Tales of Zestiria was released for the PlayStation 3 in Japan on January 22, 2015. It is scheduled for a Western release later this year.


Comments

    It only plays differently if you haven't played any Tales games recently. Chain Capacity was first introduced in the PS2 remake of Tales of Destiny and then re-introduced in Tales of Graces (And ToG F). Actually, a lot of what's mentioned in the article as "new" has existed since at least Tales of Graces.

    Last edited 28/02/15 9:15 pm

      Yeah, ever since the Tales studio split into two groups, they've had these two opposed combat systems. Traditionally it used to be all the games with Fujishima character designs that used TP, and the ones with Inomata's designs had CC. Hearts R uses both in a slightly awkward way.

      CC is a vastly superior system IMO. Suits these games much more than TP.

    gee, either monster hunter has spoiled me or the tales series just got annoying.
    I'm talking about the battle sounds, from the video all I can hear is annoying repetition of the character's shouts and the monster's scream... can't even tell if anyone's doing any special move or not.

    The Zesteria system combines TP and CC to make SC... I'm surprised the writer called it TP because the game never calls it that. It acts more like a stamina gauge than it does anything else, and does act differently from the TP and CC system, because you really can't extend your attacks past 4 hits. Another notable thing is dodging (stepping/evading) also use up SC, but you can still dodge when your SC is 0; you just can't link attacks to it.

    Also, the writer forgot two other things, and one of them was major. The first minor point was only two of your party members can merge with the other four, I won't go into any more in case of spoilers.

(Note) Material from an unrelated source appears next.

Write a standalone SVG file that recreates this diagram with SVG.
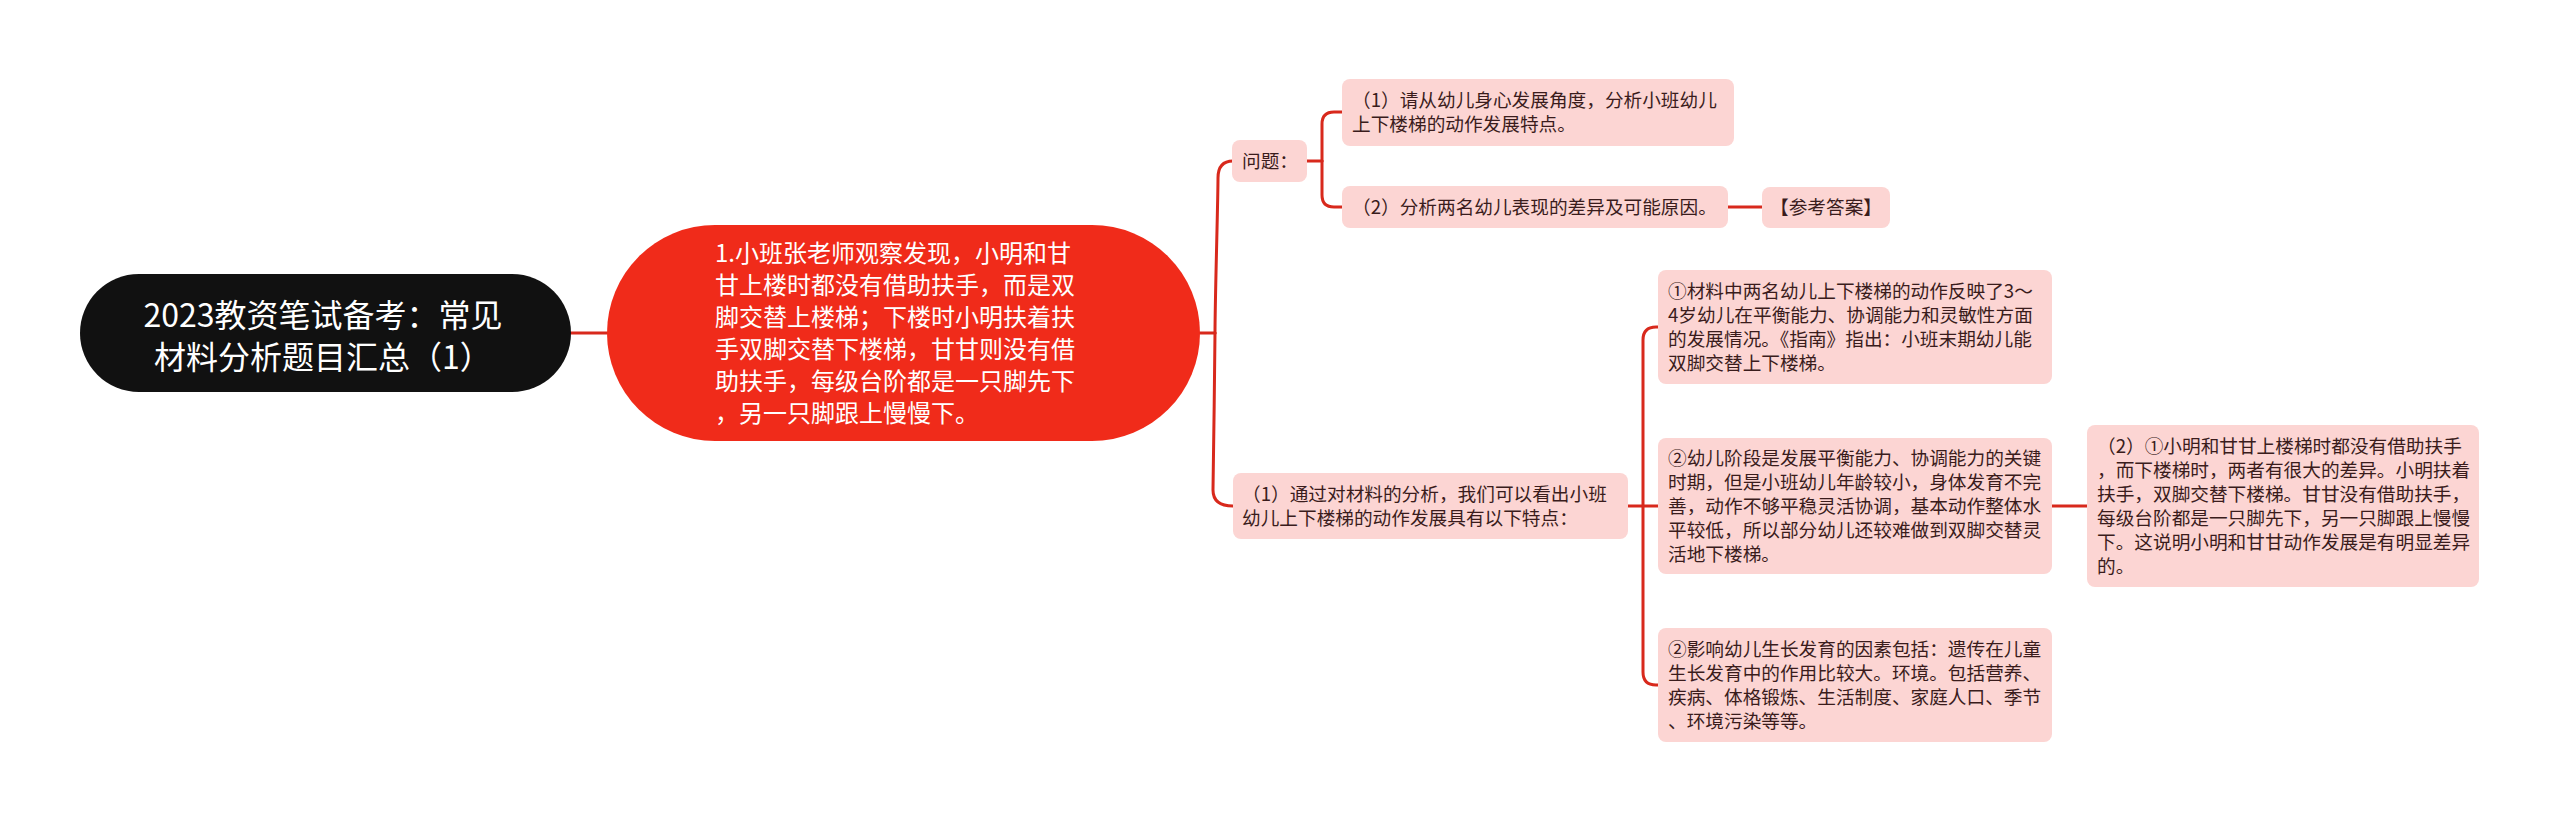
<svg xmlns="http://www.w3.org/2000/svg" width="2560" height="823" viewBox="0 0 2560 823">
<style>
.conn{fill:none;stroke:#d8291c;stroke-width:3;stroke-linecap:round;stroke-linejoin:round}
.pink{fill:#fcd5d3}
.t{font-family:"Noto Sans CJK SC","Noto Sans",sans-serif}
.s{font-size:18.67px;fill:#3a1c1c}
.root{font-size:32px;fill:#ffffff;text-anchor:middle}
.main{font-size:24px;fill:#ffffff}
</style>
<rect width="2560" height="823" fill="#ffffff"/>
<g id="connectors">
<path class="conn" d="M571,333 H607"/>
<path class="conn" d="M1200,333 H1215"/>
<path class="conn" d="M1215,333 C1215,300 1218,200 1218,178 Q1218,161 1233,161"/>
<path class="conn" d="M1215,333 C1215,370 1213,470 1213,490 Q1213,506 1233,506"/>
<path class="conn" d="M1307,161 H1322"/>
<path class="conn" d="M1322,161 V124 Q1322,112 1334,112 H1342"/>
<path class="conn" d="M1322,161 V195 Q1322,207 1334,207 H1342"/>
<path class="conn" d="M1728,207 H1762"/>
<path class="conn" d="M1628,506 H1658"/>
<path class="conn" d="M1643,506 V340 Q1643,327 1656,327 H1658"/>
<path class="conn" d="M1643,506 V672 Q1643,685 1656,685 H1658"/>
<path class="conn" d="M2052,506 H2087"/>
</g>
<g id="root">
<rect x="80" y="274" width="491" height="118" rx="59" fill="#111111"/>
<text class="t root" x="323" y="327">2023教资笔试备考：常见</text>
<text class="t root" x="323" y="369">材料分析题目汇总（1）</text>
</g>
<g id="main">
<rect x="607" y="225" width="593" height="216" rx="108" fill="#f02b1a"/>
<text class="t main" x="715" y="262">1.小班张老师观察发现，小明和甘</text>
<text class="t main" x="715" y="294">甘上楼时都没有借助扶手，而是双</text>
<text class="t main" x="715" y="326">脚交替上楼梯；下楼时小明扶着扶</text>
<text class="t main" x="715" y="358">手双脚交替下楼梯，甘甘则没有借</text>
<text class="t main" x="715" y="390">助扶手，每级台阶都是一只脚先下</text>
<text class="t main" x="715" y="422">，另一只脚跟上慢慢下。</text>
</g>
<g id="wenti">
<rect class="pink" x="1232" y="140" width="75" height="42" rx="8"/>
<text class="t s" x="1242" y="168">问题：</text>
</g>
<g id="q1">
<rect class="pink" x="1342" y="79" width="392" height="67" rx="8"/>
<text class="t s" x="1352" y="107">（1）请从幼儿身心发展角度，分析小班幼儿</text>
<text class="t s" x="1352" y="131">上下楼梯的动作发展特点。</text>
</g>
<g id="q2">
<rect class="pink" x="1342" y="186" width="386" height="42" rx="8"/>
<text class="t s" x="1352" y="214">（2）分析两名幼儿表现的差异及可能原因。</text>
</g>
<g id="answer">
<rect class="pink" x="1762" y="187" width="128" height="41" rx="8"/>
<text class="t s" x="1770" y="214">【参考答案】</text>
</g>
<g id="a1">
<rect class="pink" x="1233" y="473" width="395" height="66" rx="8"/>
<text class="t s" x="1242" y="501">（1）通过对材料的分析，我们可以看出小班</text>
<text class="t s" x="1242" y="525">幼儿上下楼梯的动作发展具有以下特点：</text>
</g>
<g id="p1">
<rect class="pink" x="1658" y="270" width="394" height="114" rx="8"/>
<text class="t s" x="1668" y="298">①材料中两名幼儿上下楼梯的动作反映了3～</text>
<text class="t s" x="1668" y="322">4岁幼儿在平衡能力、协调能力和灵敏性方面</text>
<text class="t s" x="1668" y="346">的发展情况。《指南》指出：小班末期幼儿能</text>
<text class="t s" x="1668" y="370">双脚交替上下楼梯。</text>
</g>
<g id="p2">
<rect class="pink" x="1658" y="438" width="394" height="136" rx="8"/>
<text class="t s" x="1668" y="465">②幼儿阶段是发展平衡能力、协调能力的关键</text>
<text class="t s" x="1668" y="489">时期，但是小班幼儿年龄较小，身体发育不完</text>
<text class="t s" x="1668" y="513">善，动作不够平稳灵活协调，基本动作整体水</text>
<text class="t s" x="1668" y="537">平较低，所以部分幼儿还较难做到双脚交替灵</text>
<text class="t s" x="1668" y="561">活地下楼梯。</text>
</g>
<g id="p3">
<rect class="pink" x="1658" y="628" width="394" height="114" rx="8"/>
<text class="t s" x="1668" y="656">②影响幼儿生长发育的因素包括：遗传在儿童</text>
<text class="t s" x="1668" y="680">生长发育中的作用比较大。环境。包括营养、</text>
<text class="t s" x="1668" y="704">疾病、体格锻炼、生活制度、家庭人口、季节</text>
<text class="t s" x="1668" y="728">、环境污染等等。</text>
</g>
<g id="b2">
<rect class="pink" x="2087" y="425" width="392" height="162" rx="8"/>
<text class="t s" x="2097" y="453">（2）①小明和甘甘上楼梯时都没有借助扶手</text>
<text class="t s" x="2097" y="477">，而下楼梯时，两者有很大的差异。小明扶着</text>
<text class="t s" x="2097" y="501">扶手，双脚交替下楼梯。甘甘没有借助扶手，</text>
<text class="t s" x="2097" y="525">每级台阶都是一只脚先下，另一只脚跟上慢慢</text>
<text class="t s" x="2097" y="549">下。这说明小明和甘甘动作发展是有明显差异</text>
<text class="t s" x="2097" y="573">的。</text>
</g>
</svg>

    The second point is that battles happen on the spot where you encounter the enemy, not in a separate instance that you magically transport to to give you a nice battle to roam in, but within the battle circle we still know and love, right there, right then. This means that objects like trees, bushes and terrain can no get in the way in battle, for both better or worse. Better, because you can now retreat to a more tactically advantageous area of the map to try and funnel the enemies into a point, and for worse, because it works both ways. I once had a battle in one side of a 4 way junction, and most of the map was down one path with a fair bit of the second path accessible. I pushed an enemy down the small path, blocking off its escape and took care of it easily, but the AI of my allies told them to take care of the others down the main path and they soon needed help. The cliff separating the pathways were still there in the fight, and I couldn't get back in time. The grade for that fight was near negative.

    I've heard people say that because of the changes to the battle system, this is the worst Tales game yet. I strongly disagree. I loved it. It felt more natural to me, because to me, jumping in battle is one of the most stupid things you can do; once you're airborne, your fate is sealed as everyone knows where your going and when you'll get there. And now that battles take place exactly where you encountered the enemy, I felt the flow was all the better for it. Although I admit, it did make for some awkward battle victory moments when I fought pinned up against a wall.